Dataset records
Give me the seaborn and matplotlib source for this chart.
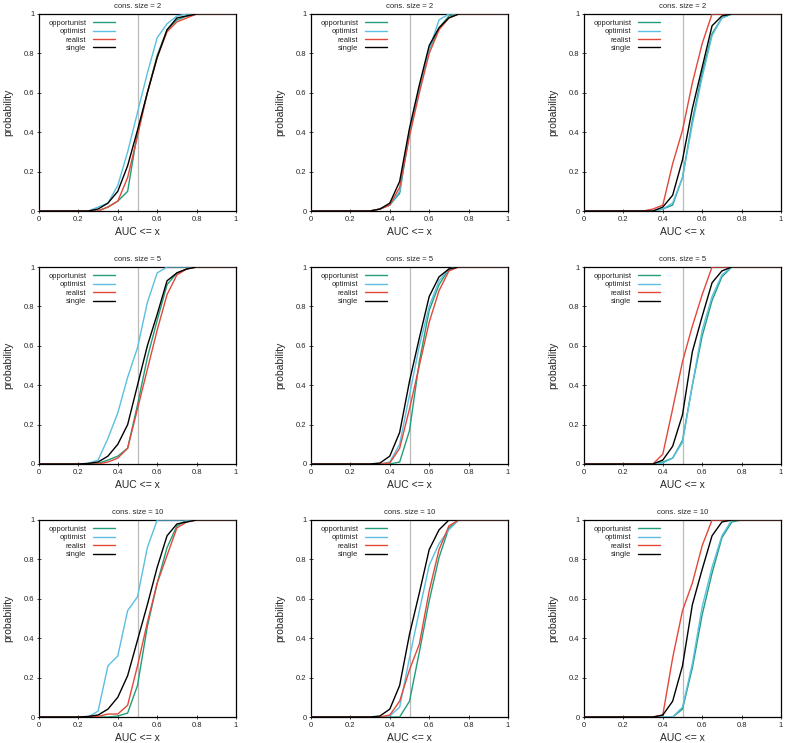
import matplotlib
matplotlib.use("Agg")
import matplotlib.pyplot as plt
import seaborn as sns
import pandas as pd

sns.set_style("white")
plt.rcParams['font.family'] = ['Liberation Sans', 'DejaVu Sans']

# x grid (AUC thresholds)
auc_x = [0.00, 0.05, 0.10, 0.15, 0.20, 0.25, 0.30, 0.35, 0.40, 0.45, 0.50,
         0.55, 0.60, 0.65, 0.70, 0.75, 0.80, 0.85, 0.90, 0.95, 1.00]

strategies = ["opportunist", "optimist", "realist", "single"]
colors = ["#1f9e7a", "#5bbfe0", "#e2483a", "#000000"]
titles = ["cons. size = 2", "cons. size = 5", "cons. size = 10"]

# ---- row 1: cons. size = 2 ----
r1c1_opportunist = [0, 0, 0, 0, 0, 0, 0.00, 0.02, 0.05, 0.10, 0.40, 0.60, 0.79, 0.92, 0.97, 0.99, 1, 1, 1, 1, 1]
r1c1_optimist    = [0, 0, 0, 0, 0, 0, 0.02, 0.04, 0.13, 0.30, 0.50, 0.70, 0.88, 0.95, 0.99, 1.00, 1, 1, 1, 1, 1]
r1c1_realist     = [0, 0, 0, 0, 0, 0, 0.00, 0.02, 0.05, 0.17, 0.38, 0.60, 0.78, 0.91, 0.96, 0.98, 1, 1, 1, 1, 1]
r1c1_single      = [0, 0, 0, 0, 0, 0, 0.01, 0.04, 0.10, 0.23, 0.41, 0.60, 0.78, 0.92, 0.98, 0.99, 1, 1, 1, 1, 1]

r1c2_opportunist = [0, 0, 0, 0, 0, 0, 0.00, 0.01, 0.03, 0.09, 0.40, 0.62, 0.82, 0.93, 0.99, 1.00, 1, 1, 1, 1, 1]
r1c2_optimist    = [0, 0, 0, 0, 0, 0, 0.00, 0.01, 0.03, 0.10, 0.41, 0.62, 0.82, 0.97, 1.00, 1.00, 1, 1, 1, 1, 1]
r1c2_realist     = [0, 0, 0, 0, 0, 0, 0.00, 0.01, 0.03, 0.12, 0.38, 0.60, 0.80, 0.92, 0.98, 1.00, 1, 1, 1, 1, 1]
r1c2_single      = [0, 0, 0, 0, 0, 0, 0.00, 0.01, 0.04, 0.15, 0.42, 0.64, 0.84, 0.93, 0.98, 1.00, 1, 1, 1, 1, 1]

r1c3_opportunist = [0, 0, 0, 0, 0, 0, 0.00, 0.00, 0.01, 0.03, 0.17, 0.46, 0.70, 0.90, 0.98, 1.00, 1, 1, 1, 1, 1]
r1c3_optimist    = [0, 0, 0, 0, 0, 0, 0.00, 0.00, 0.01, 0.04, 0.17, 0.44, 0.68, 0.89, 0.98, 1.00, 1, 1, 1, 1, 1]
r1c3_realist     = [0, 0, 0, 0, 0, 0, 0.00, 0.01, 0.03, 0.24, 0.41, 0.65, 0.85, 1.00, 1.00, 1.00, 1, 1, 1, 1, 1]
r1c3_single      = [0, 0, 0, 0, 0, 0, 0.00, 0.00, 0.02, 0.08, 0.26, 0.52, 0.73, 0.94, 0.99, 1.00, 1, 1, 1, 1, 1]

# ---- row 2: cons. size = 5 ----
r2c1_opportunist = [0, 0, 0, 0, 0, 0.000, 0.003, 0.02, 0.04, 0.08, 0.30, 0.54, 0.73, 0.91, 0.97, 0.99, 1, 1, 1, 1, 1]
r2c1_optimist    = [0, 0, 0, 0, 0, 0.003, 0.02, 0.13, 0.26, 0.44, 0.59, 0.82, 0.97, 1.00, 1.00, 1.00, 1, 1, 1, 1, 1]
r2c1_realist     = [0, 0, 0, 0, 0, 0.000, 0.000, 0.01, 0.03, 0.08, 0.28, 0.48, 0.68, 0.86, 0.96, 0.99, 1, 1, 1, 1, 1]
r2c1_single      = [0, 0, 0, 0, 0, 0.003, 0.01, 0.04, 0.10, 0.20, 0.40, 0.60, 0.76, 0.93, 0.97, 0.99, 1, 1, 1, 1, 1]

r2c2_opportunist = [0, 0, 0, 0, 0, 0, 0.000, 0.000, 0.000, 0.01, 0.17, 0.52, 0.78, 0.91, 0.99, 1.00, 1, 1, 1, 1, 1]
r2c2_optimist    = [0, 0, 0, 0, 0, 0, 0.000, 0.000, 0.010, 0.10, 0.35, 0.60, 0.80, 0.93, 0.99, 1.00, 1, 1, 1, 1, 1]
r2c2_realist     = [0, 0, 0, 0, 0, 0, 0.000, 0.000, 0.005, 0.08, 0.28, 0.50, 0.72, 0.88, 0.98, 1.00, 1, 1, 1, 1, 1]
r2c2_single      = [0, 0, 0, 0, 0, 0, 0.000, 0.005, 0.040, 0.16, 0.42, 0.64, 0.85, 0.95, 0.99, 1.00, 1, 1, 1, 1, 1]

r2c3_opportunist = [0, 0, 0, 0, 0, 0, 0, 0.00, 0.010, 0.03, 0.12, 0.40, 0.65, 0.83, 0.95, 1.00, 1, 1, 1, 1, 1]
r2c3_optimist    = [0, 0, 0, 0, 0, 0, 0, 0.00, 0.005, 0.03, 0.11, 0.40, 0.68, 0.85, 0.96, 1.00, 1, 1, 1, 1, 1]
r2c3_realist     = [0, 0, 0, 0, 0, 0, 0, 0.00, 0.050, 0.28, 0.52, 0.70, 0.86, 1.00, 1.00, 1.00, 1, 1, 1, 1, 1]
r2c3_single      = [0, 0, 0, 0, 0, 0, 0, 0.00, 0.020, 0.09, 0.25, 0.57, 0.75, 0.92, 0.98, 1.00, 1, 1, 1, 1, 1]

# ---- row 3: cons. size = 10 ----
r3c1_opportunist = [0, 0, 0, 0, 0, 0.000, 0.000, 0.000, 0.005, 0.02, 0.16, 0.46, 0.68, 0.86, 0.97, 1.00, 1, 1, 1, 1, 1]
r3c1_optimist    = [0, 0, 0, 0, 0, 0.000, 0.03, 0.26, 0.31, 0.54, 0.61, 0.86, 1.00, 1.00, 1.00, 1.00, 1, 1, 1, 1, 1]
r3c1_realist     = [0, 0, 0, 0, 0, 0.000, 0.003, 0.015, 0.015, 0.06, 0.26, 0.48, 0.68, 0.82, 0.96, 0.99, 1, 1, 1, 1, 1]
r3c1_single      = [0, 0, 0, 0, 0, 0.003, 0.01, 0.04, 0.10, 0.21, 0.39, 0.57, 0.76, 0.92, 0.98, 0.99, 1, 1, 1, 1, 1]

r3c2_opportunist = [0, 0, 0, 0, 0, 0, 0.000, 0.000, 0.000, 0.00, 0.08, 0.33, 0.59, 0.81, 0.96, 1.00, 1, 1, 1, 1, 1]
r3c2_optimist    = [0, 0, 0, 0, 0, 0, 0.000, 0.000, 0.005, 0.05, 0.30, 0.54, 0.77, 0.88, 0.95, 1.00, 1, 1, 1, 1, 1]
r3c2_realist     = [0, 0, 0, 0, 0, 0, 0.000, 0.000, 0.010, 0.08, 0.24, 0.37, 0.64, 0.85, 0.97, 1.00, 1, 1, 1, 1, 1]
r3c2_single      = [0, 0, 0, 0, 0, 0, 0.000, 0.005, 0.040, 0.16, 0.42, 0.63, 0.85, 0.95, 1.00, 1.00, 1, 1, 1, 1, 1]

r3c3_opportunist = [0, 0, 0, 0, 0, 0, 0, 0, 0.00, 0.00, 0.04, 0.25, 0.52, 0.73, 0.91, 0.99, 1, 1, 1, 1, 1]
r3c3_optimist    = [0, 0, 0, 0, 0, 0, 0, 0, 0.00, 0.00, 0.05, 0.27, 0.56, 0.76, 0.92, 1.00, 1, 1, 1, 1, 1]
r3c3_realist     = [0, 0, 0, 0, 0, 0, 0, 0, 0.01, 0.30, 0.54, 0.68, 0.87, 1.00, 1.00, 1.00, 1, 1, 1, 1, 1]
r3c3_single      = [0, 0, 0, 0, 0, 0, 0, 0, 0.01, 0.08, 0.26, 0.57, 0.75, 0.92, 0.99, 1.00, 1, 1, 1, 1, 1]

panels = [
    [(r1c1_opportunist, r1c1_optimist, r1c1_realist, r1c1_single),
     (r1c2_opportunist, r1c2_optimist, r1c2_realist, r1c2_single),
     (r1c3_opportunist, r1c3_optimist, r1c3_realist, r1c3_single)],
    [(r2c1_opportunist, r2c1_optimist, r2c1_realist, r2c1_single),
     (r2c2_opportunist, r2c2_optimist, r2c2_realist, r2c2_single),
     (r2c3_opportunist, r2c3_optimist, r2c3_realist, r2c3_single)],
    [(r3c1_opportunist, r3c1_optimist, r3c1_realist, r3c1_single),
     (r3c2_opportunist, r3c2_optimist, r3c2_realist, r3c2_single),
     (r3c3_opportunist, r3c3_optimist, r3c3_realist, r3c3_single)],
]

W, H = 785, 743
fig = plt.figure(figsize=(W / 100, H / 100), dpi=100)

col_left = [39, 311, 584]
row_top = [14, 267, 520]
aw, ah = 197, 197

palette = dict(zip(strategies, colors))

for r in range(3):
    for c in range(3):
        ax = fig.add_axes([col_left[c] / W, 1 - (row_top[r] + ah) / H, aw / W, ah / H])
        rows = []
        for name, vals in zip(strategies, panels[r][c]):
            for xv, yv in zip(auc_x, vals):
                rows.append({"x": xv, "p": yv, "strategy": name})
        df = pd.DataFrame(rows)
        ax.axvline(0.5, color="#bbbbbb", lw=0.9, zorder=1)
        sns.lineplot(data=df, x="x", y="p", hue="strategy", hue_order=strategies,
                     palette=palette, lw=1.0, ax=ax, legend=True, zorder=3)
        ax.set_xlim(0, 1)
        ax.set_ylim(0, 1)
        ax.set_xticks([0, 0.2, 0.4, 0.6, 0.8, 1])
        ax.set_xticklabels(["0", "0.2", "0.4", "0.6", "0.8", "1"])
        ax.set_yticks([0, 0.2, 0.4, 0.6, 0.8, 1])
        ax.set_yticklabels(["0", "0.2", "0.4", "0.6", "0.8", "1"])
        ax.tick_params(axis="both", labelsize=5.5, direction="inout", length=2.5,
                       width=0.6, pad=2, bottom=True, left=True, top=False, right=False)
        for s in ax.spines.values():
            s.set_linewidth(0.9)
            s.set_color("black")
        ax.set_xlabel("AUC <= x", fontsize=7.5, labelpad=3)
        ax.set_ylabel("probability", fontsize=7.5, labelpad=8)
        ax.set_title(titles[r], fontsize=5.5, pad=4)
        leg = ax.legend(loc="upper left", fontsize=5.5, frameon=False, markerfirst=False,
                        handlelength=3.0, handletextpad=0.8, labelspacing=0.15,
                        borderaxespad=0.3, bbox_to_anchor=(0.02, 1.0))
        leg._legend_box.align = "right"
        for line in leg.get_lines():
            line.set_linewidth(1.0)

fig.savefig("out.png", dpi=100)
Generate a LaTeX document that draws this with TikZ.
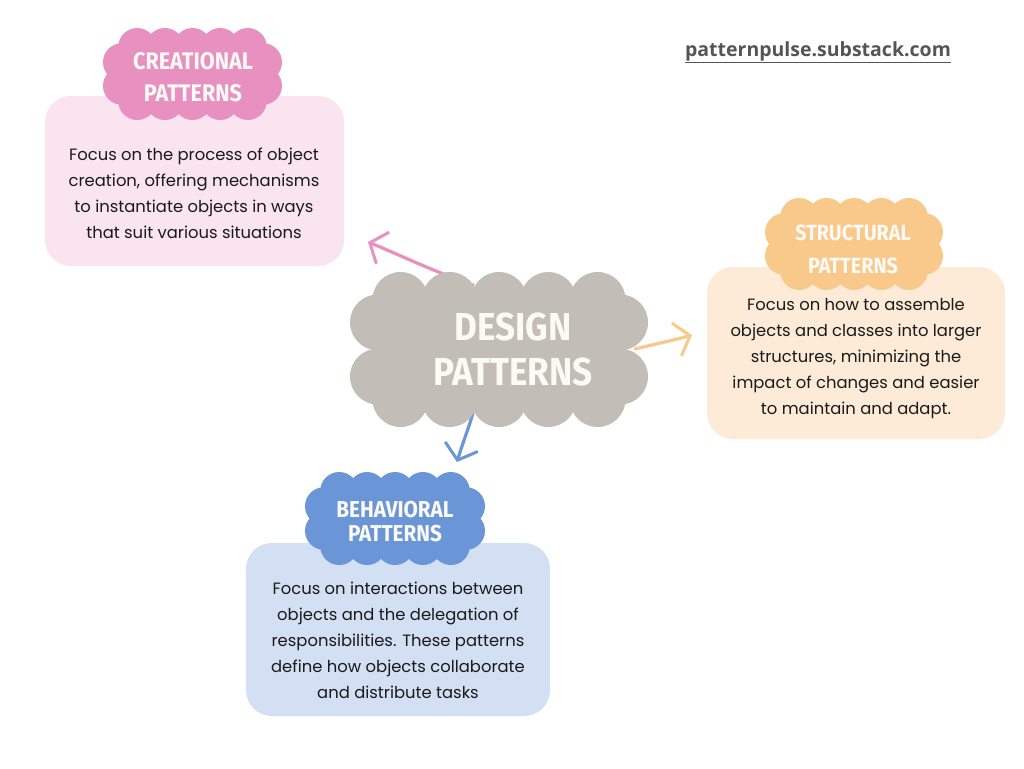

What to produce
Which lines above hold the word "this"? Copy each of them.

Answer below
Give me the seaborn and matplotlib source for this chart.
Generate a LaTeX document that draws this with TikZ.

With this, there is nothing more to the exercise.